Later, he worked for the Prairie Band Potawatomi Nation at their tribal clinic on the reservation north of Topeka, Kan. Steve served as the Diabetes Project Manager there, and he received a $500,000 grant from the Centers for Disease Control and Prevention to study how traditional native foods could be used to prevent diabetes within those populations. Kelly Kindscher, who co-leads the Native Medicinal Plant Research Program’s team, was a consultant on that project.
For two weeks in June, Steve participated in the Kansas Anthropological Association’s 2010 Kansas Archeological Training Program. The program excavated a prehistoric Native American site. Steve’s work focused mostly on attempting to recover small seeds and plant materials from the site’s soil. The Native Medicinal Plant Research Program helped fund his participation in the excavation, as did KU’s Unclassified Staff Professional Development Fund and a Carlyle S. Smith Award from the KU Department of Anthropology.
Though his current position will keep him in Kansas for at least the next five years, Steve’s research aspirations could take him elsewhere. “My ultimate interest is disease as experienced by Native American populations after contact in 1492,” he said. “What was the cause, how devastating was it, what were the diseases, what was the sequence and why did they occur the way they did?”
Steve’s focus at the medicinal plant program, the ethnobotany database, is an extensive repository of information on the traditional cultural uses of the region’s plants. Plains Indian cultures have used these plants for thousands of years, providing most of the recorded knowledge on the plants’ medicinal use. The database contains information on which tribes used which plants and how, as well as cultural specifics on the collection and preparation of the plants, and even tribal names for the plants. This cultural information gives the medicinal plant program some guidance on what plants might be most promising for medicinal analysis.
In addition, the database helps program staff keep track of field collections. “With a goal of 150 collections for this year alone,” he said, “it’s important that folks in the field know what we have already collected and how much.”
In the future, the database will provide researchers with important information about plant characteristics. The database helps staff members track progress and stay organized, and it also contains historical information about plants and their medicinal potential. Though the database is a work in progress for now, “Eventually we plan to disseminate the information collected in the database via papers, the web and perhaps even a book,” Steve said.
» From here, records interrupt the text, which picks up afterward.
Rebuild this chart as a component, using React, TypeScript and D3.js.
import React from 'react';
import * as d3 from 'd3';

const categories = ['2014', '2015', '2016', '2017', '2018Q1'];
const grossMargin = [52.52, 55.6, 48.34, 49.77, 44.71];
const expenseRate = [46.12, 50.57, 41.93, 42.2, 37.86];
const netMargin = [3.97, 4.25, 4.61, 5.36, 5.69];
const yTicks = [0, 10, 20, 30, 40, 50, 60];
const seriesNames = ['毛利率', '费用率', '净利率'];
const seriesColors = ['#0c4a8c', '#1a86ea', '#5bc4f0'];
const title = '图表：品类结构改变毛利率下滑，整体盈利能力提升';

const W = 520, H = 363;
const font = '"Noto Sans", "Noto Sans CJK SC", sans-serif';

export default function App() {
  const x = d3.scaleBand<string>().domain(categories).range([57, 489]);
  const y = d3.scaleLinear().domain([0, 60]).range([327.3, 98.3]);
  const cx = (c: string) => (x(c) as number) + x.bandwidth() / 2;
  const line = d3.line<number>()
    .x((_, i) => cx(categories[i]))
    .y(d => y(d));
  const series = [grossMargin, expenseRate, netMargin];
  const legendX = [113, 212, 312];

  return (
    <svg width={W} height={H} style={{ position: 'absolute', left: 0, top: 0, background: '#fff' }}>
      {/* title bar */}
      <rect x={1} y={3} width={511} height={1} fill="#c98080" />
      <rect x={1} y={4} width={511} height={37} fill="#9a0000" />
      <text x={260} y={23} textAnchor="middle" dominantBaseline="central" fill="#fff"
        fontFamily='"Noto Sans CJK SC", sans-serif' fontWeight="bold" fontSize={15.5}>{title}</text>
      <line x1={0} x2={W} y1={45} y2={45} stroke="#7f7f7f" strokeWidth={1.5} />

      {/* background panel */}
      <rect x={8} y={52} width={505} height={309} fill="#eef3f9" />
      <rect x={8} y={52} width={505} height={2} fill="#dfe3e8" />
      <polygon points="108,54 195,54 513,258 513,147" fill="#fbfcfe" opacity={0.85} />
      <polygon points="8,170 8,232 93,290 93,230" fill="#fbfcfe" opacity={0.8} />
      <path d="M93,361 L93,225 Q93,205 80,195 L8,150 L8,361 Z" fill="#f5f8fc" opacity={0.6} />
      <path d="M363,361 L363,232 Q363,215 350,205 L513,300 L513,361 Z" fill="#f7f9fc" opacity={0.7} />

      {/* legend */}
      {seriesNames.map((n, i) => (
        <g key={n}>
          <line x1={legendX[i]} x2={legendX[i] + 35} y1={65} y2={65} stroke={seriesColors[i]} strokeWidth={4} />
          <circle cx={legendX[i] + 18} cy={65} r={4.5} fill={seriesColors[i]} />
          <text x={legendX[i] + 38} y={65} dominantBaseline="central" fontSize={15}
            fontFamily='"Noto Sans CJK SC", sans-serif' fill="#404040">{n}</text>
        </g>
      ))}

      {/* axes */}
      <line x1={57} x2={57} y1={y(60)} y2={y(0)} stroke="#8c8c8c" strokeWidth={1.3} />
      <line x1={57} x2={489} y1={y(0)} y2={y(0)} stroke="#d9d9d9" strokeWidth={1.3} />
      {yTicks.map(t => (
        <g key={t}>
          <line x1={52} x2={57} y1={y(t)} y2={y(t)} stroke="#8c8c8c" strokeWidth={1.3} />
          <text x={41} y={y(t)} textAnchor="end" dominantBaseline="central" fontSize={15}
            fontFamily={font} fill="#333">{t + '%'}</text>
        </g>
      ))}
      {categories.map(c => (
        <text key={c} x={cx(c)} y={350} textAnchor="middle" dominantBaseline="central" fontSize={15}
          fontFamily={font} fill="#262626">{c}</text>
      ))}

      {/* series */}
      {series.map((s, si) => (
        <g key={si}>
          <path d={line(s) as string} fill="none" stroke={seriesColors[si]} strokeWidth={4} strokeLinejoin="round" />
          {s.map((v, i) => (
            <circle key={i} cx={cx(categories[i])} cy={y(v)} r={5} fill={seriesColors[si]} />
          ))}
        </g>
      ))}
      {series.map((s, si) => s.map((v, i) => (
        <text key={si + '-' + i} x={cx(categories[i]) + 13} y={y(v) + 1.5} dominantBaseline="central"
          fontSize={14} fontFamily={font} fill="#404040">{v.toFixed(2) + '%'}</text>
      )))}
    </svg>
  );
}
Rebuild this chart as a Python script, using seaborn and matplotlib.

In addition to working for the medicinal plant program, Steve is an adjunct associate professor of anthropology at Johnson County Community College in Overland Park, Kan. He’s also taught at KU, Avila University, the University of Missouri-Kansas City and Highland Community College. “Teaching allows me to maintain a generalist perspective in anthropology,” he said, “whereas the ethnobotany of the Native Medicinal Plant Research Program is very specialized. It’s a good contrast.”
Aside from being a medical anthropologist, Steve is a regular guy. He plays kickball on Fridays, he’s an avid KU sports supporter, and he’s not especially chatty.